Стареют все – и Ловелас,
И дон Жуан, и Греи.
И не садятся в первый класс
Сбежавшие евреи.
Не обойдена еврейская тема и в песне с витиеватым названием: «Лекция о международном положении, прочитанная посаженным на 15 суток за мелкое хулиганство своим соседям по камере».
В Америке ли, в Азии, в Европе ли –
Тот нездоров, а этот вдруг умрет.
Вот место Голды Меир мы прохлопали,
А там – на четверть бывший наш народ.
Моше Даян без глаза был и ранее –
Другой бы выбить, ночью подловив!
И если ни к чему сейчас в Иране я,
То я готов поехать в Тель-Авив.
До сих пор мы говорили о песнях, которые у всех на слуху. А вот поэтические наброски, не получившие массового распространения, Видимо, они не были завершены и стать песнями не успели.
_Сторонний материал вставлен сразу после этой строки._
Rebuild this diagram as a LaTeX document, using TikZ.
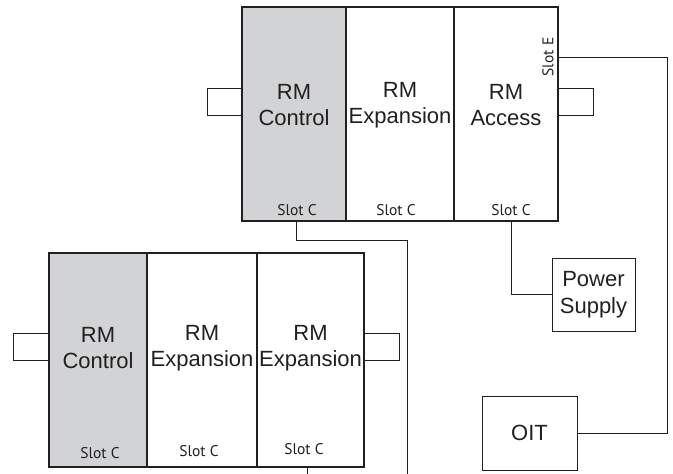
\documentclass[tikz,border=0pt]{standalone}
\usepackage{fontspec}
\setmainfont{Liberation Sans}
\newfontfamily\slotfont{PT Sans}
\definecolor{ink}{RGB}{35,31,32}
\definecolor{ctrlgrey}{RGB}{209,211,212}
\begin{document}
\begin{tikzpicture}[x=1pt,y=-1pt,
  cell/.style={draw=ink,line width=1.1pt,inner sep=0pt,outer sep=0pt},
  box/.style={draw=ink,line width=1pt,inner sep=0pt,outer sep=0pt,font=\fontsize{22}{27}\selectfont,align=center,text=ink},
  big/.style={font=\fontsize{22}{26}\selectfont,align=center,text=ink,inner sep=0pt},
  slot/.style={font=\slotfont\fontsize{15.5}{17}\selectfont,text=ink,inner sep=0pt},
  wire/.style={draw=ink,line width=0.9pt}]
\useasboundingbox (0,0) rectangle (673,474);
% top rack
\node[cell,fill=ctrlgrey,minimum width=104pt,minimum height=214pt] (tc) at (294,114) {};
\node[cell,minimum width=108pt,minimum height=214pt] (te) at (400,114) {};
\node[cell,minimum width=104pt,minimum height=214pt] (ta) at (506,114) {};
\node[big] (tct) at (294,105) {RM\\Control};
\node[big] (tet) at (400,105) {RM\\Expansion};
\node[big] (tat) at (506,105) {RM\\Access};
\node[slot] (tcs) at (297,210) {Slot C};
\node[slot] (tes) at (396,210) {Slot C};
\node[slot] (tas) at (511,210) {Slot C};
\node[slot,rotate=90] (tae) at (548,57) {Slot E};
% bottom rack
\node[cell,fill=ctrlgrey,minimum width=98pt,minimum height=214pt] (bc) at (98,360) {};
\node[cell,minimum width=110pt,minimum height=214pt] (be1) at (202,360) {};
\node[cell,minimum width=107pt,minimum height=214pt] (be2) at (310.5,360) {};
\node[big] (bct) at (98,348) {RM\\Control};
\node[big] (be1t) at (202,348) {RM\\Expansion};
\node[big] (be2t) at (310.5,348) {RM\\Expansion};
\node[slot] (bcs) at (100,453) {Slot C};
\node[slot] (be1s) at (199,451) {Slot C};
\node[slot] (be2s) at (304,449) {Slot C};
% other boxes
\node[box,minimum width=83pt,minimum height=73pt] (ps) at (593.5,294.5) {Power\\Supply};
\node[box,minimum width=95pt,minimum height=74pt] (oit) at (529.5,433) {OIT};
% loops
\coordinate (tl1) at (207,88); \coordinate (tl2) at (207,115);
\draw[wire] (tc.west |- tl1) -- (tl1) -- (tl2) -- (tc.west |- tl2);
\coordinate (tr1) at (593,88); \coordinate (tr2) at (593,115);
\draw[wire] (ta.east |- tr1) -- (tr1) -- (tr2) -- (ta.east |- tr2);
\coordinate (bl1) at (13,333); \coordinate (bl2) at (13,360);
\draw[wire] (bc.west |- bl1) -- (bl1) -- (bl2) -- (bc.west |- bl2);
\coordinate (br1) at (399,333); \coordinate (br2) at (399,360);
\draw[wire] (be2.east |- br1) -- (br1) -- (br2) -- (be2.east |- br2);
% connectors
\coordinate (c1) at (296,240); \coordinate (c2) at (407,240); \coordinate (c3) at (407,474);
\draw[wire] (tc.south -| c1) -- (c1) -- (c2) -- (c3);
\coordinate (a1) at (511,294);
\draw[wire] (ta.south -| a1) -- (a1) -- (ps.west |- a1);
\coordinate (e1) at (667,57); \coordinate (e2) at (667,433);
\draw[wire] (ta.east |- e1) -- (e1) -- (e2) -- (oit.east |- e2);
\coordinate (b1) at (307,474);
\draw[wire] (be2.south -| b1) -- (b1);
\end{tikzpicture}
\end{document}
Мне по крайней мере ни разу не довелось услышать их в авторском исполнении.
Он был хирургом, даже «нейро»,
Хотя и путал мили с га,
На съезде в Рио-де-Жанейро
Пред ним все были мелюзга.
Всех, кому уже жить не светило,
Превращал он в нормальных людей.
Но огромное это светило,
К сожалению, было еврей.
В науке он привык бороться.
И за скачком – всегда скачок!
Он одному первопроходцу
Поставил новый мозжечок.
***
Запретили все цари всем царевичам
Строго-настрого ходить по Гуревичам,
К Рабиновичам не сметь, то же – к Шифманам!
Правда, Шифманы нужны лишь для рифмы нам.
В основном же речь идет за Гуревичей:
Царский род ну так и прет к ихней девичьей –
Там три дочки – три сестры, три красавицы...
За царевичей цари опасаются.
И Гуревичи всю жизнь озабочены:
Хоть живьем в гробы ложись из-за доченек!
Не устали бы про них песню петь бы мы,
Но назвали всех троих дочек ведьмами.
И сожгли всех трех цари их, умеючи,
И рыдали до зари все царевичи,
Не успел растаять дым от костров еще –
А царевичи пошли к Рабиновичам.
Там три дочки – три сестры, три красавицы
И опять, опять цари опасаются...
Ну а Шифманы смекнули – и Жмеринку
Вмиг покинули, махнули в Америку.
***
Наш киль скользит по Дону ли, по Шпрее,
По Темзе ли, по Сене режет киль?
Куда, куда вы, милые евреи,
Неужто к Иордану в Израиль?!
Оставя суету вы
и верный ваш кусок,
И – о! – комиссионных ваших кралей,
Стремитесь в тесноту вы,
в мизерный уголок,
В раздутый до величия Израиль!
Меняете вы русские просторы,
Лихую безнадежность наших миль
На голдомеирские уговоры,
На этот нееврейский Израиль?!
***
А Гуревич говорит:
«Непонятно, кто хитрей?
Как же он – антисемит,
Если друг его – еврей?
Может быть, он даже был
Мужества немалого!
Шверубович-то сменил
Имя на Качалова...»
Последнее стихотворение – отклик на нашумевший процесс А. Синявского и Ю. Даниэля.